I have a corporate web portal which is used for staff collaboration including a web-based mail interface connected to MySQL Database, corporate calendar, file storage, customer contacts data with phone numbers and emails and all kinds of other data. Of course some of that data is sensitive as it relates to internal corporate matters as well as customer privacy.
The whole site is written on PHP+JavaScript with MySQL database on Ubuntu (Apache). I have chased up all the code and replace all SQL statements on Prepared Statements to prevent SQL Injections. None of the web forms allowed to users to submit HTML data, only pain text, I also don't store HTML into MySQL tables to prevent Cross-Site Scripting. I put a brute-force defense by delaying next attempt for a user after typing a wrong password. The authorization done in two steps with user first typing his/her name and password and then the system sends SMS to that user with an authorization code. The whole site works over HTTPS only and connected to internet through a firewall which permits only 443 port for incoming connections, i.e. no FTP, samba, no external MySQL connection or any other services are available. The main page of the site is empty and Search Engines can't even find a login page to index so if one doesn't know the exact address he couldn't even start an authorization process. I don't know of any other ways to hack it.
However I was trying to get a consultation from a security specialist and despite all the measures taken he insists to connect any external clients over VPN client (L2TP IPSec) which is integrated in any modern Windows or Linux Operating Systems. Since this is not a public site I could do that but that will take additional work with the clients to explain each one on how to connect and give them one more login-password pair. I was also told that PHP originally being a Personal Home Page language with no attention to security still might have vulnerables and security breaches. He couldn't give any examples. I wonder if those are really exists and what are they?

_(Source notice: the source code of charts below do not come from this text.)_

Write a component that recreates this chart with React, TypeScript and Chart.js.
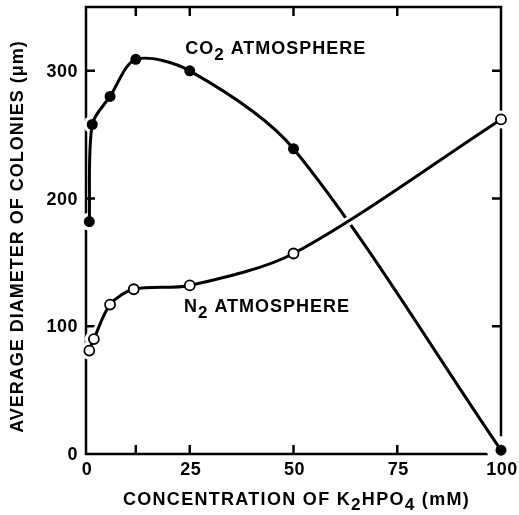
import React, { useEffect, useRef } from 'react';
import { Chart, registerables } from 'chart.js';

Chart.register(...registerables);

// ---- data ----
const co2X = [0.8, 1.5, 5.8, 12, 25, 50, 100];
const co2Y = [182, 258, 280, 309, 300, 239, 3];
const n2X = [0.8, 1.9, 5.8, 11.5, 25, 50, 100];
const n2Y = [81, 90, 117, 129, 132, 157, 262];

const xTickLabels = [0, 25, 50, 75, 100];
const xTickMarks = [12, 25, 50, 75];
const yTickLabels = [0, 100, 200, 300];
const yTickMarks = [100, 200, 300];

const X_MIN = 0;
const X_MAX = 100;
const Y_MIN = 0;
const Y_MAX = 350;

type Part = { t: string; sub?: boolean };
const co2Label: Part[] = [{ t: 'CO' }, { t: '2', sub: true }, { t: ' ATMOSPHERE' }];
const n2Label: Part[] = [{ t: 'N' }, { t: '2', sub: true }, { t: ' ATMOSPHERE' }];
const co2LabelAt = { x: 23.9, y: 317 };
const n2LabelAt = { x: 23.6, y: 115 };
const xTitle: Part[] = [
  { t: 'CONCENTRATION OF K' },
  { t: '2', sub: true },
  { t: 'HPO' },
  { t: '4', sub: true },
  { t: ' (mM)' },
];
const yTitle = 'AVERAGE DIAMETER OF COLONIES (\u03bcm)';

const FONT_FAMILY = '"Liberation Sans", Arial, Helvetica, sans-serif';
const FONT_SIZE = 18;

function fontStr(size: number) {
  return `bold ${size}px ${FONT_FAMILY}`;
}

function setSpacing(ctx: any, px: number) {
  if ('letterSpacing' in ctx) ctx.letterSpacing = `${px}px`;
}

function richWidth(ctx: CanvasRenderingContext2D, parts: Part[], size: number, spacing: number) {
  let w = 0;
  setSpacing(ctx, spacing);
  for (const p of parts) {
    ctx.font = fontStr(p.sub ? size * 0.95 : size);
    w += ctx.measureText(p.t).width;
  }
  return w;
}

function drawRich(ctx: CanvasRenderingContext2D, parts: Part[], x: number, y: number, size: number, spacing: number) {
  let cx = x;
  ctx.textAlign = 'left';
  ctx.textBaseline = 'middle';
  setSpacing(ctx, spacing);
  for (const p of parts) {
    const s = p.sub ? size * 0.95 : size;
    ctx.font = fontStr(s);
    ctx.fillText(p.t, cx, p.sub ? y + size * 0.32 : y);
    cx += ctx.measureText(p.t).width;
  }
}

const toPoints = (xs: number[], ys: number[]) => xs.map((x, i) => ({ x, y: ys[i] }));

const framePlugin = {
  id: 'frameAndText',
  beforeDatasetsDraw(chart: any) {
    const { ctx, chartArea, scales } = chart;
    const { left, right, top, bottom } = chartArea;
    const xs = scales.x;
    const ys = scales.y;
    const TL = 9;
    ctx.save();
    ctx.strokeStyle = '#000';
    ctx.lineWidth = 2.5;
    ctx.lineCap = 'butt';
    ctx.strokeRect(left, top, right - left, bottom - top);
    ctx.beginPath();
    for (const v of xTickMarks) {
      const px = xs.getPixelForValue(v);
      ctx.moveTo(px, bottom);
      ctx.lineTo(px, bottom - TL);
      ctx.moveTo(px, top);
      ctx.lineTo(px, top + TL);
    }
    for (const v of yTickMarks) {
      const py = ys.getPixelForValue(v);
      ctx.moveTo(left, py);
      ctx.lineTo(left + TL, py);
      ctx.moveTo(right, py);
      ctx.lineTo(right - TL, py);
    }
    ctx.stroke();
    ctx.restore();
  },
  afterDraw(chart: any) {
    const { ctx, chartArea, scales } = chart;
    const xs = scales.x;
    const ys = scales.y;
    ctx.save();
    ctx.fillStyle = '#000';

    // tick labels
    ctx.font = fontStr(FONT_SIZE);
    setSpacing(ctx, 0.5);
    ctx.textAlign = 'right';
    ctx.textBaseline = 'middle';
    for (const v of yTickLabels) {
      ctx.fillText(String(v), chartArea.left - 8, ys.getPixelForValue(v) + 1);
    }
    ctx.textAlign = 'center';
    for (const v of xTickLabels) {
      ctx.fillText(String(v), xs.getPixelForValue(v) + 1, chartArea.bottom + 16);
    }

    drawRich(ctx, co2Label, xs.getPixelForValue(co2LabelAt.x), ys.getPixelForValue(co2LabelAt.y), FONT_SIZE, 1);
    drawRich(ctx, n2Label, xs.getPixelForValue(n2LabelAt.x), ys.getPixelForValue(n2LabelAt.y), FONT_SIZE, 1);

    // x title
    const w = richWidth(ctx, xTitle, FONT_SIZE, 1.3);
    const cx = (chartArea.left + chartArea.right) / 2;
    drawRich(ctx, xTitle, cx - w / 2 + 3, chart.height - 15, FONT_SIZE, 1.3);

    // y title
    ctx.translate(18.5, (chartArea.top + chartArea.bottom) / 2 + 6);
    ctx.rotate(-Math.PI / 2);
    ctx.font = fontStr(FONT_SIZE);
    setSpacing(ctx, 1);
    ctx.textAlign = 'center';
    ctx.textBaseline = 'middle';
    ctx.fillText(yTitle, 0, 0);
    ctx.restore();
  },
};

export default function App() {
  const ref = useRef<HTMLCanvasElement | null>(null);

  useEffect(() => {
    if (!ref.current) return;
    const chart = new Chart(ref.current, {
      type: 'line',
      data: {
        datasets: [
          {
            label: 'CO2 halo',
            data: toPoints(co2X, co2Y),
            showLine: false,
            pointRadius: [9, 9, 9, 9, 9, 9, 14],
            pointBackgroundColor: '#fff',
            pointBorderWidth: 0,
            order: 6,
            clip: false,
          } as any,
          {
            label: 'CO2 atmosphere',
            data: toPoints(co2X, co2Y),
            borderColor: '#000',
            borderWidth: 3,
            tension: 0.3,
            pointRadius: 5.5,
            pointBackgroundColor: '#000',
            pointBorderColor: '#000',
            pointBorderWidth: 0,
            order: 5,
            clip: false,
          },
          {
            label: 'N2 halo',
            data: toPoints(n2X, n2Y),
            borderColor: '#fff',
            borderWidth: 9,
            tension: 0.3,
            pointRadius: 9,
            pointBackgroundColor: '#fff',
            pointBorderWidth: 0,
            order: 4,
            clip: false,
          },
          {
            label: 'N2 atmosphere',
            data: toPoints(n2X, n2Y),
            borderColor: '#000',
            borderWidth: 3,
            tension: 0.3,
            pointRadius: 5,
            pointBackgroundColor: '#fff',
            pointBorderColor: '#000',
            pointBorderWidth: 1.8,
            order: 3,
            clip: false,
          },
        ],
      },
      options: {
        responsive: false,
        animation: false,
        events: [],
        layout: { autoPadding: false, padding: { left: 0, right: 18, top: 7, bottom: 0 } },
        plugins: {
          legend: { display: false },
          tooltip: { enabled: false },
          title: { display: false },
        },
        scales: {
          x: {
            type: 'linear',
            min: X_MIN,
            max: X_MAX,
            grid: { display: false, drawTicks: false },
            border: { display: false },
            ticks: { display: false },
            afterFit: (s: any) => {
              s.height = 61;
            },
          },
          y: {
            type: 'linear',
            min: Y_MIN,
            max: Y_MAX,
            grid: { display: false, drawTicks: false },
            border: { display: false },
            ticks: { display: false },
            afterFit: (s: any) => {
              s.width = 86;
            },
          },
        },
      },
      plugins: [framePlugin],
    });
    return () => chart.destroy();
  }, []);

  return (
    <div style={{ position: 'fixed', left: 0, top: 0, width: 519, height: 515, background: '#fff' }}>
      <canvas ref={ref} width={519} height={515} />
    </div>
  );
}
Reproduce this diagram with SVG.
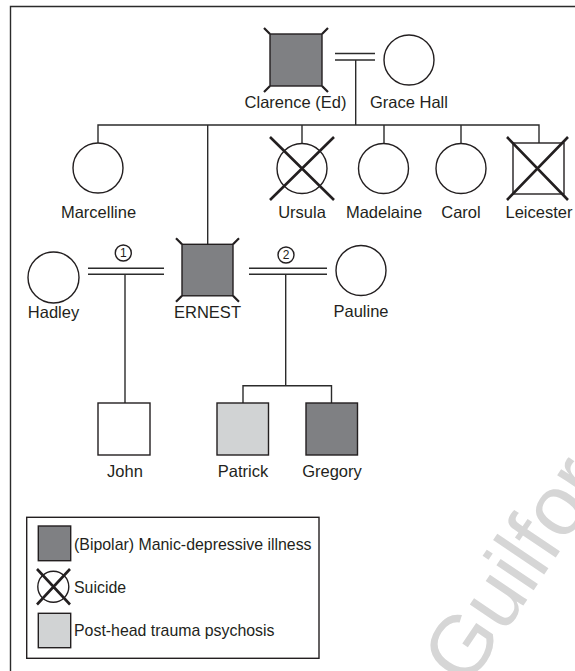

Would I really increase the security by switching the clients to the VPN access instead of direct HTTPS or it will just uselessly bother them?
UPDATE (a month later)
After playing around with VPN tunnel and VPN clients I don't think it is a good idea to create a VPN tunnel over HTTPS because what I just have is WEB server with HTTPS behind NAT I have all ports blocked except 443 so the only think a user can do is to access that.
If I create a VPN channel I let users to access my local network so they have access to the NAT router from inside (from LAN ports) and they have access to the whole server which plays role of the WEB server. So a malicious user who hacked VPN login/password and got inside LAN i.e. got behind the NAT and he can now start hacking not only the server on all ports but also the router. To prevent that I need another firewall and probably another device to create virutal LANs.
Does it really worth it?
More on netwrok diagram
As to the netwok diagram the local server has two network interfaces: one for internal network and other for Internet connection.
The Internet going into that local server through two NAT points:
1) The Internet connection goes from the external IP through Windows Server 2008. That Windows Server shares the Internet connection to people in office and also it has RRAS set to forward port 443 to one of the local addresses (let's say it goes to 192.168.0.100). There is also 3rd party firewall allowing incoming connections only on 443 port.
2) Then I have a router on that local address (192.168.0.100) which can handle VPN tunnels of just port forward futher. For right now it only forward port 443 to its LAN which the local server is connected to. That makes the local server separated from all the other computers that is getting internet from the Win Server 2008.
Separately from that there is a whole independent network with no internet connection. The local server is part of it using it second network interface. There are no any routers there, only a switch.